The honest takeaway: a rest day is not the plan breaking down — it is the plan working. The gym is where you ask for the adaptation — stronger muscle, tougher tendons, a sharper nervous system — and the rest day is where your body says yes. Track your sessions, sleep, and how recovered you feel in the app so you can spot the warning signs early and time your easy weeks well. Then take the day off without a shred of guilt: you earned it, and your next session depends on it.
Key takeaways
- Adaptation happens during rest, not during the session - the workout is only the stimulus.
- Real detraining takes 2-3 weeks of inactivity; a day or two off helps and 'muscle memory' protects your gains.
- Watch for overtraining: stalled lifts, a higher resting heart rate, poor sleep, lingering soreness and dropping motivation.
- Most lifters need 1-3 full rest days a week, scaled to training frequency and intensity.
- Deload every 4-8 weeks by cutting volume 40-50%; keep active recovery in easy Zone 1, not a second workout.
Frequently asked questions
Will I lose muscle if I take rest days?
No. Measurable loss of strength and size takes roughly two to three weeks of genuine inactivity, not a day or two. Thanks to retained myonuclei ('muscle memory'), even after a longer layoff you rebuild far faster than a beginner, so a weekly rest day protects your progress rather than undoing it.

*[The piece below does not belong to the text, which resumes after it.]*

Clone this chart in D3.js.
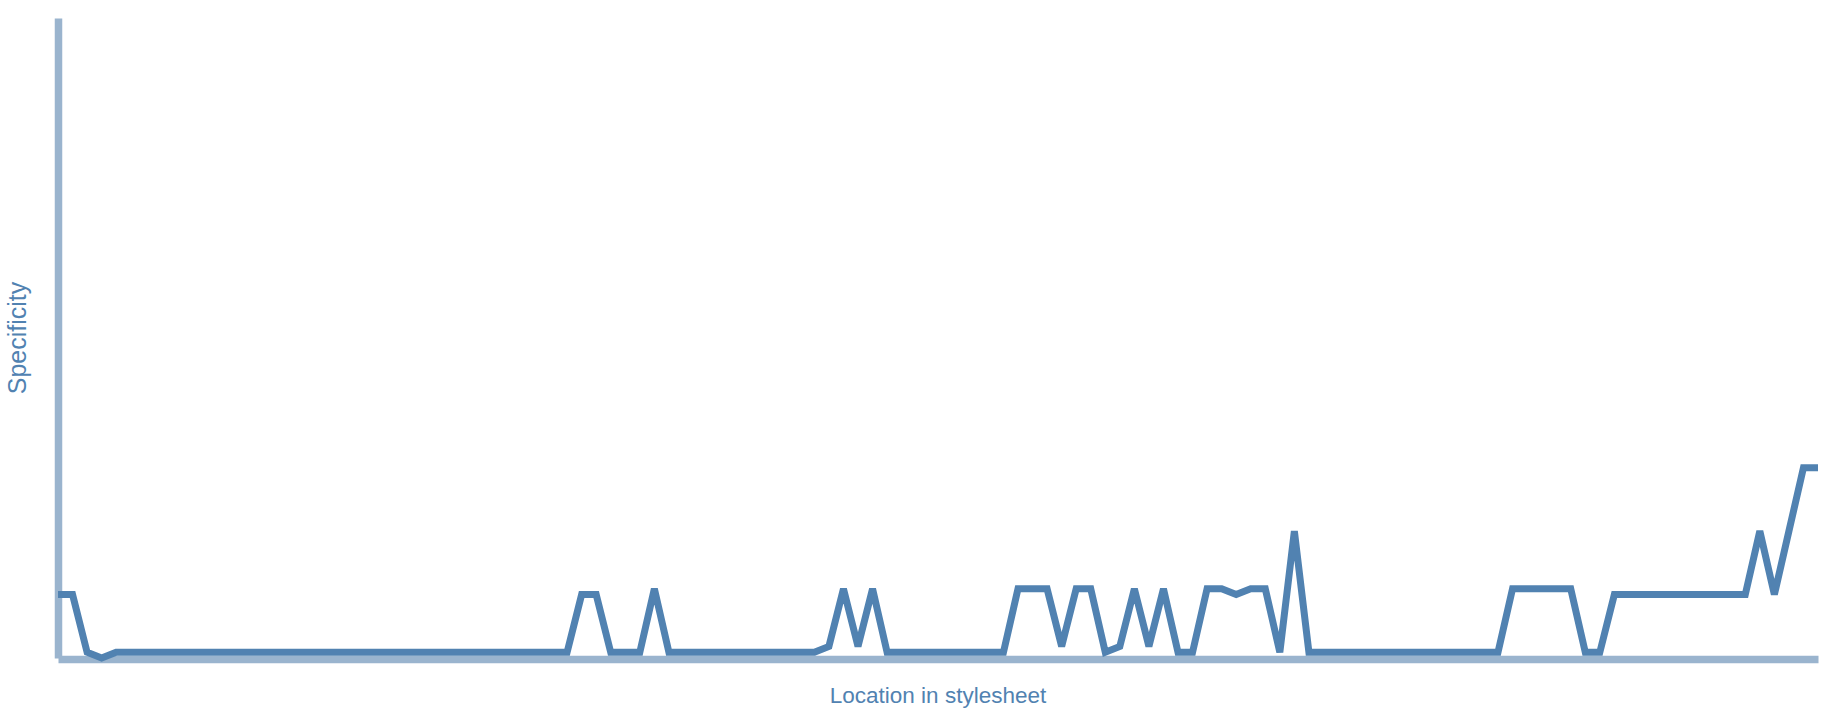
<!DOCTYPE html>
<html>
<head>
<meta charset="utf-8">
<script src="https://cdn.jsdelivr.net/npm/d3@7"></script>
<style>
  html, body { margin: 0; padding: 0; background: #ffffff; }
  svg { display: block; }
  .axis path.domain { stroke: #9ab4ce; stroke-width: 7.5px; fill: none; }
  .axis .tick { display: none; }
  .label { fill: #5182b1; font-family: "Liberation Sans", Arial, Helvetica, sans-serif; }
</style>
</head>
<body>
<script>
// Specificity of each selector, in order of location in the stylesheet
const specificity = [
  11, 11, 1, 0, 1, 1, 1, 1, 1, 1,
  1, 1, 1, 1, 1, 1, 1, 1, 1, 1,
  1, 1, 1, 1, 1, 1, 1, 1, 1, 1,
  1, 1, 1, 1, 1, 1, 11, 11, 1, 1,
  1, 12, 1, 1, 1, 1, 1, 1, 1, 1,
  1, 1, 1, 2, 12, 2, 12, 1, 1, 1,
  1, 1, 1, 1, 1, 1, 12, 12, 12, 2,
  12, 12, 1, 2, 12, 2, 12, 1, 1, 12,
  12, 11, 12, 12, 1, 22, 1, 1, 1, 1,
  1, 1, 1, 1, 1, 1, 1, 1, 1, 1,
  12, 12, 12, 12, 12, 1, 1, 11, 11, 11,
  11, 11, 11, 11, 11, 11, 11, 22, 11, 22,
  33, 33
];
const yMax = 111;
const xLabel = "Location in stylesheet";
const yLabel = "Specificity";

const W = 1834, H = 722;
const margin = { top: 18, right: 16, bottom: 64, left: 58 };
const width = W - margin.left - margin.right;
const height = H - margin.top - margin.bottom;

const svg = d3.select("body").append("svg")
  .attr("width", W).attr("height", H);
const g = svg.append("g")
  .attr("transform", `translate(${margin.left},${margin.top})`);

const x = d3.scaleLinear().domain([0, specificity.length - 1]).range([0, width]);
const y = d3.scaleLinear().domain([0, yMax]).range([height, 0]);

g.append("g").attr("class", "axis x")
  .attr("transform", `translate(0,${height + 1})`)
  .call(d3.axisBottom(x).ticks(0).tickSizeOuter(0));

g.append("g").attr("class", "axis y")
  .call(d3.axisLeft(y).ticks(0).tickSizeOuter(0));

const line = d3.line()
  .x((d, i) => x(i))
  .y(d => y(d));

g.append("path")
  .datum(specificity)
  .attr("fill", "none")
  .attr("stroke", "#5182b1")
  .attr("stroke-width", 7)
  .attr("d", line);

g.append("text")
  .attr("class", "label")
  .attr("x", width / 2)
  .attr("y", height + 45)
  .attr("text-anchor", "middle")
  .style("font-size", "22.5px")
  .text(xLabel);

g.append("text")
  .attr("class", "label")
  .attr("transform", "rotate(-90)")
  .attr("x", -height / 2)
  .attr("y", -32)
  .attr("text-anchor", "middle")
  .style("font-size", "25px")
  .text(yLabel);
</script>
</body>
</html>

How many rest days a week should I take?
Most people training recreationally do well with one to three full rest days a week, scaled to how hard and how often they train. Three full-body sessions leave more natural rest than a six-day split. The goal is giving each muscle group and your nervous system enough clear time before loading it hard again.
What is a deload and do I need one?
A deload is a planned easy week, taken roughly every four to eight weeks, where you keep training but cut volume by about 40 to 50% or drop to lighter loads. It lets accumulated fatigue drain while keeping the movement patterns sharp. If your lifts have stalled for a few weeks despite good food and sleep, a deload is usually the fix.